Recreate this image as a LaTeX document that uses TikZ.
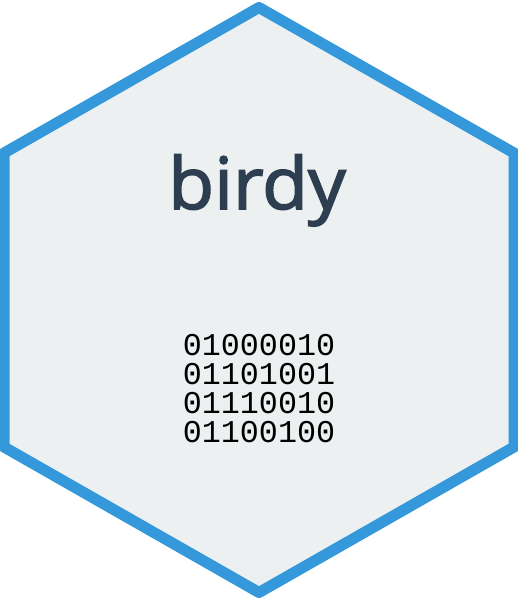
\documentclass[tikz,border=0pt]{standalone}
\usepackage{fontspec}
\setmainfont{Open Sans}
\newfontfamily\titlefont[FakeBold=2.2,FakeStretch=1.04]{Open Sans}
\newfontfamily\binfont{Liberation Mono}
\definecolor{hexfill}{HTML}{ECF0F1}
\definecolor{hexline}{HTML}{3498DB}
\definecolor{titlecol}{HTML}{2C3E50}
\tikzset{
  hexshape/.style={draw=hexline,fill=hexfill,line width=11pt,line join=round},
  titletext/.style={text=titlecol,inner sep=0pt,anchor=base,font=\titlefont\fontsize{72}{72}\selectfont},
  bintext/.style={text=black,inner sep=0pt,anchor=base,font=\binfont\fontsize{31.7}{31.7}\selectfont}
}
\begin{document}
\begin{tikzpicture}[x=1pt,y=-1pt]
\useasboundingbox (0,0) rectangle (518,600);
\draw[hexshape] (259,7.5) -- (514,153) -- (514,447) -- (259,592.5) -- (4,447) -- (4,153) -- cycle;
\node[titletext] (title) at (257,209) {birdy};
\node[bintext] (l1) at (259,355) {01000010};
\node[bintext] (l2) at (259,384) {01101001};
\node[bintext] (l3) at (259,413) {01110010};
\node[bintext] (l4) at (259,442) {01100100};
\end{tikzpicture}
\end{document}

★ ★ ★

STATED GOAL:
Restate the listing above word for word, and skip the pictures.

EXERCISE OUTPUT:
Recreate this image as a LaTeX document that uses TikZ.
\documentclass[tikz,border=0pt]{standalone}
\usepackage{fontspec}
\setmainfont{Open Sans}
\newfontfamily\titlefont[FakeBold=2.2,FakeStretch=1.04]{Open Sans}
\newfontfamily\binfont{Liberation Mono}
\definecolor{hexfill}{HTML}{ECF0F1}
\definecolor{hexline}{HTML}{3498DB}
\definecolor{titlecol}{HTML}{2C3E50}
\tikzset{
  hexshape/.style={draw=hexline,fill=hexfill,line width=11pt,line join=round},
  titletext/.style={text=titlecol,inner sep=0pt,anchor=base,font=\titlefont\fontsize{72}{72}\selectfont},
  bintext/.style={text=black,inner sep=0pt,anchor=base,font=\binfont\fontsize{31.7}{31.7}\selectfont}
}
\begin{document}
\begin{tikzpicture}[x=1pt,y=-1pt]
\useasboundingbox (0,0) rectangle (518,600);
\draw[hexshape] (259,7.5) -- (514,153) -- (514,447) -- (259,592.5) -- (4,447) -- (4,153) -- cycle;
\node[titletext] (title) at (257,209) {birdy};
\node[bintext] (l1) at (259,355) {01000010};
\node[bintext] (l2) at (259,384) {01101001};
\node[bintext] (l3) at (259,413) {01110010};
\node[bintext] (l4) at (259,442) {01100100};
\end{tikzpicture}
\end{document}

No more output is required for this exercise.